• [TASK DETAILS]: Please, without the pictures, retype exactly the lines from the start of the material through the line that holds "const angleNudge = [0.8, 4.1, -0.9];".
— begin GIVEN DATA —
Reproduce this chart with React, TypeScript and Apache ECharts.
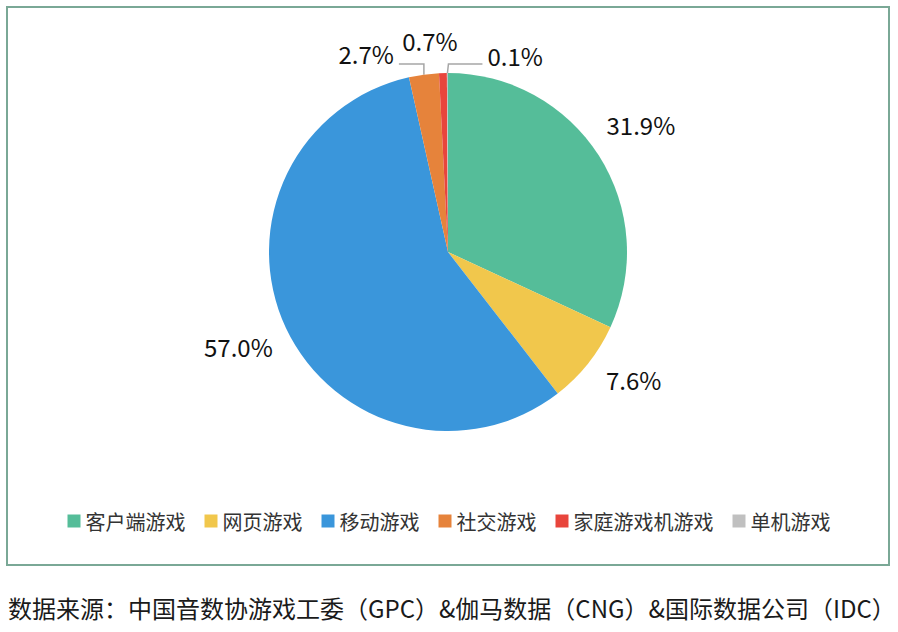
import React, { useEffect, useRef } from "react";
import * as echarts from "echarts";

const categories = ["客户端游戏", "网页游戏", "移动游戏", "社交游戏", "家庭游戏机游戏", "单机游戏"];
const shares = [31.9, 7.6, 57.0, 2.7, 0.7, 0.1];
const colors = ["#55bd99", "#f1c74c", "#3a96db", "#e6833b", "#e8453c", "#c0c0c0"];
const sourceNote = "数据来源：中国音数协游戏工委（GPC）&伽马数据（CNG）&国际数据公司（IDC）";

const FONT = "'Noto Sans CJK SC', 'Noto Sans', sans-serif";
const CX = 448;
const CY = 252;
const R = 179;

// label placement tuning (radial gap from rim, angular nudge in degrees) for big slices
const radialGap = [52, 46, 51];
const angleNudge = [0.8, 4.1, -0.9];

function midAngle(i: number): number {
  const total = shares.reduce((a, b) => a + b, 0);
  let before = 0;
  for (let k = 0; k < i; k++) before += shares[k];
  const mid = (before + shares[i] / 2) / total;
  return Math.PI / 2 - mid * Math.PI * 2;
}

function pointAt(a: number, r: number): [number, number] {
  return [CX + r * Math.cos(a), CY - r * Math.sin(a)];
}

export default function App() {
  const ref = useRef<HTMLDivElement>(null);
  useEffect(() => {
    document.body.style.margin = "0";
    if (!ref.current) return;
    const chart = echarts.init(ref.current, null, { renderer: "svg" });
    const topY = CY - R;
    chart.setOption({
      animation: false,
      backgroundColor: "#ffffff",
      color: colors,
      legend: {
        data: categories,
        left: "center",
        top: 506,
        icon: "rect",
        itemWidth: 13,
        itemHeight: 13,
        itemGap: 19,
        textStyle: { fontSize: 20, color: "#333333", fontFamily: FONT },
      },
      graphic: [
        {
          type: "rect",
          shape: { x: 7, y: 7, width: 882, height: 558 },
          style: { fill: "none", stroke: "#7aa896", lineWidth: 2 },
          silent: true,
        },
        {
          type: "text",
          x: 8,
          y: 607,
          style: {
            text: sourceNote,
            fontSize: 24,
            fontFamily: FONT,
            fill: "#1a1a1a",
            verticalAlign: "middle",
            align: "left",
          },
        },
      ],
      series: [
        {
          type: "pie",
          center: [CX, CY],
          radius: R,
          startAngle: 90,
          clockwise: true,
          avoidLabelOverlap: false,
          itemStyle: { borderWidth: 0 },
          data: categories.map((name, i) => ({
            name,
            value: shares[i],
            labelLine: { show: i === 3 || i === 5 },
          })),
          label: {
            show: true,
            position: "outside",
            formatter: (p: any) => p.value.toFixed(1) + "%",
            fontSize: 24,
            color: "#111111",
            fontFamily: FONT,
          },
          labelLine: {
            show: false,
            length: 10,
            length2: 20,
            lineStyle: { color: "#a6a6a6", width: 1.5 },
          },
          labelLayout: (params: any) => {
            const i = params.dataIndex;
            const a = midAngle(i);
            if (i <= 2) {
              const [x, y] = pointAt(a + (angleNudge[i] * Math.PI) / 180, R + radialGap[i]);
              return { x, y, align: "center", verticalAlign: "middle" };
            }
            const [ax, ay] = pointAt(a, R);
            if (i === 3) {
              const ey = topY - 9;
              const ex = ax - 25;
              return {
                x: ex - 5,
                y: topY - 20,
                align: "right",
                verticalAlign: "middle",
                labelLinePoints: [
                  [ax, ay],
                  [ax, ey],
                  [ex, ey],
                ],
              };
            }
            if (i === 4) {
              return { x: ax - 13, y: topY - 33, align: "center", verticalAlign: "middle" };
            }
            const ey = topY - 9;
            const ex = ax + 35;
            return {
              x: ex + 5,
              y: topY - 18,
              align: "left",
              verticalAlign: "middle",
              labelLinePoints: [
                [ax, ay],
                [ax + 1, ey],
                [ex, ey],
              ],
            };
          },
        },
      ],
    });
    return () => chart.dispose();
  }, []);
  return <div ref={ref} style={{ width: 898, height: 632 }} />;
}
— end GIVEN DATA —
• [RESULT]:
Reproduce this chart with React, TypeScript and Apache ECharts.
import React, { useEffect, useRef } from "react";
import * as echarts from "echarts";

const categories = ["客户端游戏", "网页游戏", "移动游戏", "社交游戏", "家庭游戏机游戏", "单机游戏"];
const shares = [31.9, 7.6, 57.0, 2.7, 0.7, 0.1];
const colors = ["#55bd99", "#f1c74c", "#3a96db", "#e6833b", "#e8453c", "#c0c0c0"];
const sourceNote = "数据来源：中国音数协游戏工委（GPC）&伽马数据（CNG）&国际数据公司（IDC）";

const FONT = "'Noto Sans CJK SC', 'Noto Sans', sans-serif";
const CX = 448;
const CY = 252;
const R = 179;

// label placement tuning (radial gap from rim, angular nudge in degrees) for big slices
const radialGap = [52, 46, 51];
const angleNudge = [0.8, 4.1, -0.9];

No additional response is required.